The interviewees saw the major contractual problem which needed to be solved to be the desire of some companies for secrecy versus the aim of the university to disseminate knowledge through publication, further exploration of results and research informed teaching. Additionally, as an interviewee working on business collaborations mentioned, it was a concern for the university that research needed to be ‘result-open’ rather than geared towards making a specific invention. An invention should always be an added bonus that occurred in ‘result-open’ research. Another interviewee mentioned that universities, in his opinion, should exclude ethically questionable research. He mentioned that he had heard that companies had specifically come to Dutch universities to undertake animal testing as animal protection laws in other countries would be stricter. He found this especially controversial if the testing is merely standard not containing any scientific interest. Beyond that, interviewees did not know of any particular conditions for partners. Generally, however, as the business collaboration officer stated, it is important for universities to establish strategic long-term relationships due to the benefit gained from increasingly substantial knowledge which is created in a line of common projects.

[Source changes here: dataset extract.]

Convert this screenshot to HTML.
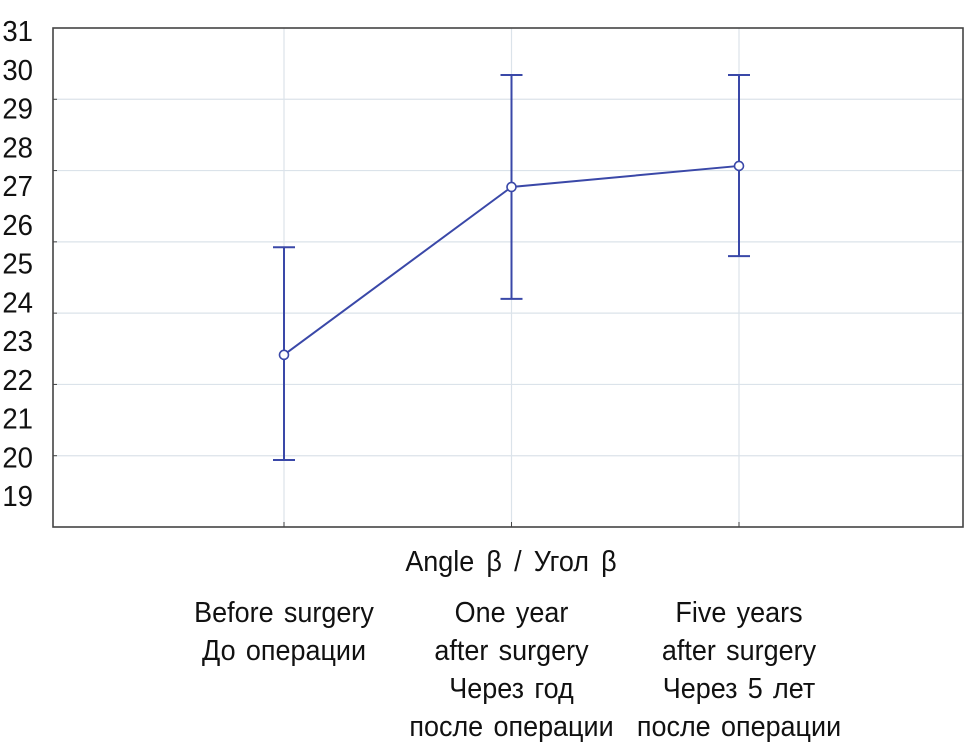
<!DOCTYPE html>
<html><head><meta charset="utf-8"><style>
body{margin:0;background:#fff;}
svg{display:block;font-family:"Liberation Sans","DejaVu Sans",sans-serif;}
</style></head><body>
<svg id="chart" width="969" height="752"></svg>
<script>
const categories=["Before surgery","One year after surgery","Five years after surgery"];
const means=[22.83,27.54,28.13];
const upper=[25.85,30.68,30.68];
const lower=[19.88,24.4,25.6];
const yLabels=["31","30","29","28","27","26","25","24","23","22","21","20","19"];
const gridValues=[30,28,26,24,22,20];
const catLines=[["Before surgery","До операции"],["One year","after surgery","Через год","после операции"],["Five years","after surgery","Через 5 лет","после операции"]];
const NS="http://www.w3.org/2000/svg";
const svg=document.getElementById('chart');
const L=53,R=963,T=28,B=527;
const x=i=>L+3.5+(i+1)*(R-L)/4;
const y=v=>B-(v-18)/(32-18)*(B-T);
function mk(t,a,p){const e=document.createElementNS(NS,t);for(const k in a)e.setAttribute(k,a[k]);(p||svg).appendChild(e);return e;}
gridValues.forEach(v=>{
 const g=mk('line',{x1:L,x2:R,y1:y(v),y2:y(v),stroke:'#dbe3ea','stroke-width':1.2});
 
 
 const t=mk('line',{x1:L,x2:L+4,y1:y(v),y2:y(v),stroke:'#444','stroke-width':1});
 
 
});
categories.forEach((c,i)=>{
 const g=mk('line',{x1:x(i),x2:x(i),y1:T,y2:B,stroke:'#dbe3ea','stroke-width':1.2});
 
 
 const t=mk('line',{x1:x(i),x2:x(i),y1:B-5,y2:B,stroke:'#444','stroke-width':1});
 
 
});
const frame=mk('rect',{x:L,y:T,width:R-L,height:B-T,fill:'none',stroke:'#444','stroke-width':1.6});


yLabels.forEach((s,i)=>{
 const t=mk('text',{transform:'translate(33,'+(41+i*38.75)+') scale(0.95,1)','text-anchor':'end','font-size':29,fill:'#111'});
 t.textContent=s;
 
 
});
const col='#3a48a8';
const pts=means.map((m,i)=>x(i)+','+y(m)).join(' ');
const line=mk('polyline',{points:pts,fill:'none',stroke:col,'stroke-width':2});


means.forEach((m,i)=>{
 const g=mk('g',{});
 
 
 mk('line',{x1:x(i),x2:x(i),y1:y(upper[i]),y2:y(lower[i]),stroke:col,'stroke-width':2},g);
 mk('line',{x1:x(i)-11,x2:x(i)+11,y1:y(upper[i]),y2:y(upper[i]),stroke:col,'stroke-width':2},g);
 mk('line',{x1:x(i)-11,x2:x(i)+11,y1:y(lower[i]),y2:y(lower[i]),stroke:col,'stroke-width':2},g);
 const c=mk('circle',{cx:x(i),cy:y(m),r:4.5,fill:'#fff',stroke:col,'stroke-width':1.6});
 
 
});
const title=mk('text',{transform:'translate(511,571) scale(0.93,1)','text-anchor':'middle','font-size':29,fill:'#111','word-spacing':5});
title.textContent='Angle β / Угол β';


catLines.forEach((ls,i)=>{
 ls.forEach((s,j)=>{
  const t=mk('text',{transform:'translate('+x(i)+','+(622+j*38)+') scale(0.93,1)','text-anchor':'middle','font-size':29,fill:'#111','word-spacing':3});
  t.textContent=s;
  
  
 });
});
</script>
</body></html>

Therefore, it was an aim in contract negotiations to find solutions both sides can benefit from.

This would sometimes be difficult, according to a legal officer due to the expectations which companies have and which would differ between companies. As an example he mentioned the general culture of ‘BV Nederland’; namely the view of the Netherlands as a trading nation where the assumption is commonly held that if one supports Dutch industry the whole nation will prosper. Due to this mind-set Dutch companies expected to gain advantages. This would be especially true with regards to publicly funded universities as the companies, as tax payers, expected returns. According to him this mind-set had led to many incidents of anti-competitive behaviour in the past in other sectors. More generally, there might potentially be other issues that needed to be resolved in the negotiations.

As explained for England (Sect. 5.3.6), generally requirements on dissemination, leaving research ‘result-open’ and, perhaps, ethics will not cause any concerns, unless perhaps if dictated upon undertakings by a collusion or dominant undertaking in the area of economic research in a way that causes anti-competitive effects. However, even then there may be possibilities to exempt this. If companies, due to a specific corporate culture in a country or sector, try to impose anticompetitive conditions on HEIs, as they partly at least appear to attempt, HEIs may also be able use competition law to their advantage by reference to the relevant provisions of national and EU competition law in contract negotiations or even by relying on their rights in enforcement.